Destroying EPA, Rejecting Our Most Vulnerable

EPA

Destroying EPA, Rejecting Our Most Vulnerable

Dr Karim Ahmed and Reverend Tom Carr

[Dr Karim Ahmed is Adjunct Professor in Occupational and Environmental Medicine at the University of Connecticut Health Center, Farmington, CT. Reverend Tom Carr is Pastor of the Second Baptist Church in Suffield, CT. Reverend Carr and Dr Ahmed are Board Chair and Treasurer, respectively, of the Interreligious Eco-Justice Network (IREJN), West Hartford, CT.]

The proposal to slash the annual fiscal budget of the Environmental Protection Agency by the Trump administration is morally bankrupt. In doing so, it rejects its statutory responsibility to protect the most vulnerable members of our society.

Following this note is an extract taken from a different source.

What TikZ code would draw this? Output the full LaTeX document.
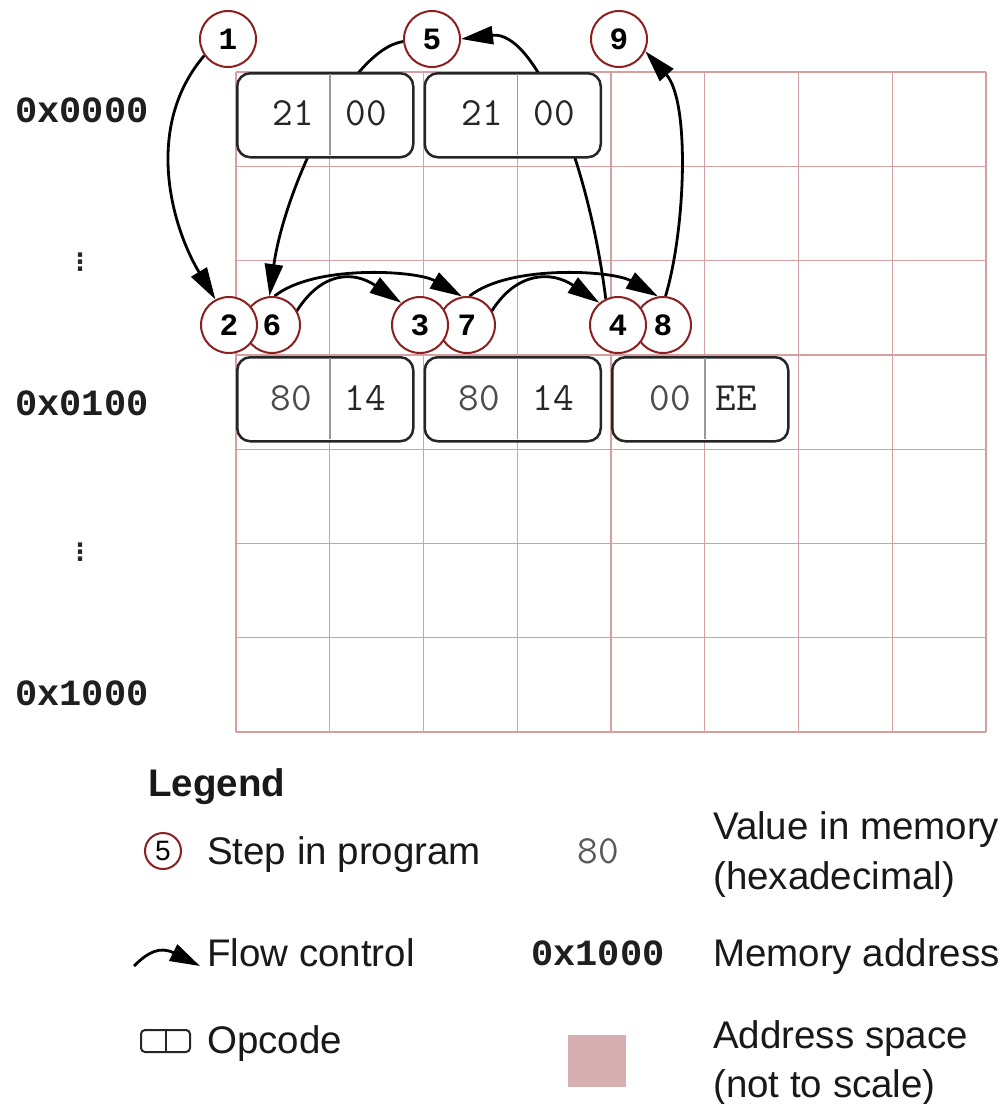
\documentclass[tikz,border=0pt]{standalone}
\usepackage{fontspec}
\setmainfont{Liberation Sans}
\newfontfamily\boldmono{Liberation Mono}
\newfontfamily\dotsfont{DejaVu Sans}
\usetikzlibrary{arrows.meta}
\definecolor{gridred}{RGB}{214,160,162}
\definecolor{stepred}{RGB}{140,32,32}
\definecolor{spacepink}{RGB}{216,175,177}
\newcommand\myvalfont{\fontsize{40}{42}\selectfont\ttfamily}
\newcommand\mystepfont{\fontsize{31}{34}\selectfont\boldmono\bfseries}
\newcommand\myaddrfont{\fontsize{37}{40}\selectfont\boldmono\bfseries}
\newcommand\mylegfont{\fontsize{38.5}{42}\selectfont}
\pgfdeclarelayer{gridlayer}
\pgfdeclarelayer{arrowlayer}
\pgfsetlayers{gridlayer,arrowlayer,main}
\begin{document}
\begin{tikzpicture}[x=1pt,y=-1pt,
  gridline/.style={draw=gridred, line width=1.3pt},
  flow/.style={draw=black, line width=2.8pt, -{Triangle[length=32pt,width=18pt]}},
  stepnode/.style={circle, draw=stepred, line width=2pt, fill=white, minimum size=56pt, inner sep=0pt, font=\mystepfont},
  opbox/.style={rectangle, draw=black!85, line width=2.5pt, rounded corners=13pt, fill=white, minimum width=176pt, minimum height=84pt, anchor=north west, inner sep=0pt},
  divider/.style={draw=black!40, line width=1.5pt},
  valtext/.style={font=\myvalfont, text=black!70, inner sep=0pt},
  valtextdark/.style={font=\myvalfont, text=black!85, inner sep=0pt},
  addrtext/.style={font=\myaddrfont, text=black!88, inner sep=0pt},
  vdots/.style={font=\dotsfont\bfseries\fontsize{24}{24}\selectfont, text=black!85, inner sep=0pt},
  legtext/.style={font=\mylegfont, text=black!90, anchor=base west, inner sep=0pt},
]
\useasboundingbox (0,0) rectangle (1005,1104);
\begin{pgfonlayer}{gridlayer}
  \fill[white] (0,0) rectangle (1005,1104);
  \foreach \i in {0,...,8} \draw[gridline] ({236+\i*93.75},72) -- ({236+\i*93.75},732);
  \foreach \j in {0,...,7} \draw[gridline] (236,{72+\j*94.2857}) -- (986,{72+\j*94.2857});
\end{pgfonlayer}

% address labels
\node[addrtext] (a0) at (82,110) {0x0000};
\node[vdots] (d1) at (80,262) {⋮};
\node[addrtext] (a1) at (82,403) {0x0100};
\node[vdots] (d2) at (80,552) {⋮};
\node[addrtext] (a2) at (82,693) {0x1000};

% opcode boxes
\node[opbox] (b1) at (236,72) {};
\node[opbox] (b2) at (423.5,72) {};
\node[opbox] (b3) at (236,356) {};
\node[opbox] (b4) at (423.5,356) {};
\node[opbox] (b5) at (611,356) {};
\draw[divider] (329.75,73.5) -- (329.75,154.5);
\draw[divider] (517.25,73.5) -- (517.25,154.5);
\draw[divider] (329.75,357.5) -- (329.75,438.5);
\draw[divider] (517.25,357.5) -- (517.25,438.5);
\draw[divider] (704.75,357.5) -- (704.75,438.5);
\node[valtextdark] (v11) at (293,113) {21};
\node[valtextdark] (v12) at (366,113) {00};
\node[valtextdark] (v21) at (482,113) {21};
\node[valtextdark] (v22) at (554,113) {00};
\node[valtext] (v31) at (291,398) {80};
\node[valtextdark] (v32) at (365,398) {14};
\node[valtext] (v41) at (479,398) {80};
\node[valtextdark] (v42) at (553,398) {14};
\node[valtext] (v51) at (670,398) {00};
\node[valtextdark] (v52) at (736,398) {EE};

% step circles
\node[stepnode] (n1) at (228,39) {1};
\node[stepnode] (n5) at (432,39) {5};
\node[stepnode] (n9) at (619,39) {9};
\node[stepnode] (n6) at (272,325) {6};
\node[stepnode] (n2) at (229,325) {2};
\node[stepnode] (n7) at (467,325) {7};
\node[stepnode] (n3) at (420,325) {3};
\node[stepnode] (n8) at (663,325) {8};
\node[stepnode] (n4) at (618,325) {4};

% flow control arrows
\begin{pgfonlayer}{arrowlayer}
  \draw[flow] (n1.215) .. controls +(-60,70) and +(-45,-75) .. (n2.118);
  \draw[flow] (n2.east) -- (n6.30) .. controls +(25,-39) and +(-48,-32) .. (n3.130);
  \draw[flow] (n3.east) -- (n7.30) .. controls +(25,-39) and +(-48,-32) .. (n4.130);
  \draw[flow] (n4.115) .. controls +(-17,-135) and +(75,-9) .. (n5.east);
  \draw[flow] (n5.185) .. controls +(-54,8) and +(15,-107) .. (n6.95);
  \draw[flow] (n6.85) .. controls +(40,-32) and +(-45,-26) .. (n7.100);
  \draw[flow] (n7.85) .. controls +(40,-32) and +(-45,-26) .. (n8.100);
  \draw[flow] (n8.85) .. controls +(20,-67) and +(45,50) .. (n9.335);
\end{pgfonlayer}

% legend
\node[legtext, font=\mylegfont\bfseries] (lg) at (148,796) {Legend};
\node[circle, draw=stepred, line width=2pt, minimum size=36pt, inner sep=0pt, font=\fontsize{28}{30}\selectfont] (l5) at (163,851) {5};
\node[legtext] (lstep) at (207,864) {Step in program};
\node[valtext, text=black!65, font=\fontsize{40}{42}\selectfont\ttfamily] (l80) at (598,851) {80};
\node[legtext] (lval1) at (713,839) {Value in memory};
\node[legtext] (lval2) at (713,889) {(hexadecimal)};
\coordinate (fa) at (134,966);
\coordinate (fb) at (200,966);
\draw[line width=2.8pt, -{Triangle[length=30pt,width=18pt]}] (fa) .. controls (148,952) and (160,946) .. (fb);
\node[legtext] (lflow) at (207,966) {Flow control};
\node[addrtext, font=\fontsize{37}{40}\selectfont\boldmono\bfseries] (laddr) at (598,953) {0x1000};
\node[legtext] (lmem) at (713,966) {Memory address};
\node[draw=black!85, line width=2pt, rounded corners=4pt, minimum width=49pt, minimum height=22pt, inner sep=0pt] (lop) at (165.5,1041) {};
\draw[line width=2pt, black!85] (lop.north) -- (lop.south);
\node[legtext] (lopc) at (207,1053) {Opcode};
\node[fill=spacepink, minimum width=58pt, minimum height=52pt, inner sep=0pt] (lsq) at (597,1061) {};
\node[legtext] (las1) at (713,1048) {Address space};
\node[legtext] (las2) at (713,1097) {(not to scale)};
\end{tikzpicture}
\end{document}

In a detailed 64-page memo by EPA’s Acting Chief Financial Officer, which was recently leaked to the press, the agency’s proposed budget for fiscal 2018 is to be reduced by nearly one-third (31%) of its current level.

The new administration’s approach to fiscal planning is to bring EPA’s current budget of $8.1 billion down to $5.7 billion, and lay off 3,828 full-time equivalent employees or 25% of its work force. By any measure, this is an epic disaster of the first order. It not only illustrates a callous attitude towards protecting our environment, it shows a deep loss of societal values and our shared sense of humanity.

For instance, how does one justify cutting back $16.6 million and 70 employees of the agency’s childhood lead poisoning program or the complete elimination of its environmental justice initiative? In other words, programs that assist people in low-income, underserved communities are placed first on the chopping block.

In addition, the proposed budget would drastically reduce the $14.05 million state grants program for lead removal and remediation in many inner city neighborhoods. The Centers for Disease Control estimates that over 240,000 children have elevated blood lead levels, posing severe health risks to vulnerable infants and toddlers living in pre-1978 built housing units around the country.

The administration also seeks to eliminate EPA’s Climate Protection Program, by designating it as being outside its “core statutory requirements”. This backward step goes against the overwhelming consensus of the scientific community that human-induced carbon emissions are the chief cause of climate change and global warming.

Here again, the impact of climate change falls hardest on the most marginalized members of society. As the 2012 UC, Berkeley report stated: “Low-income communities and communities of color are . . . the most vulnerable to the consequence of global warming.” By eliminating EPA’s program in climate change protection, the administration has turned away from its societal sense of duty. Explaining its reasons for doing so, the head of White House’s Office of Management and Budget had this to say: “We’re not spending money on that any more. We consider that to be a waste of your money,”

The proposed budget would reduce by 87% the EPA’s Office of Research and Development’s program on air, climate and energy research, while totaling eliminating funding for federal vehicle fuel standards and certification program. In addition, EPA’s criminal enforcement program would face a loss of 34 staff positions, a clear signal of the administration’s lack of emphasis on legal enforcement of industrial pollution.

A similar environmental nightmare scenario occurred during the Reagan administration in the early 1980s. Its first budget proposal was to reduce EPA by more than 25% and to significantly curtail regulatory enforcement, In fact, there was an immediate 79% decline of non-compliance cases reported by EPA’s regional offices.

It was President Reagan’s first choice for EPA’s head, Anne Gorsuch – the parent of the newly appointed Supreme Court Justice, Neil Gorsuch – who did her best to eviscerate the nation’s environmental laws. Recalling that earlier turbulent period, the President of the National Environmental Trust, Phil Clapp, stated that EPA Administrator Gorsuch tried to eliminate provisions of the Clean Air Act “on everything from automobiles to furniture manufacturers – efforts which took Congress two years to defeat.”

Those were different days than now, when bipartisan agreement on environmental issues was still possible in Congress. Absent that, what is needed today is a strong, concerted push-back from the public, from all walks of life and every segment of society, to put pressure on our legislative leaders to retain a stringent preventative approach to deal with contamination of our nation’s air, water and land.

Above all, we must place greater emphasis on the health and welfare of the most vulnerable members of our community. To recall, that the least among us are also the greatest, as was taught and preached in many spiritual traditions, we have a sacred and binding moral obligation to do so. Future generations will not forgive us for doing anything less.

 Update: the EPA was saved, at least for now. In the stopgap budget passed last week, only 1% of funding was cut and no personnel was cut until September, when the issue will be revisited.  RESIST.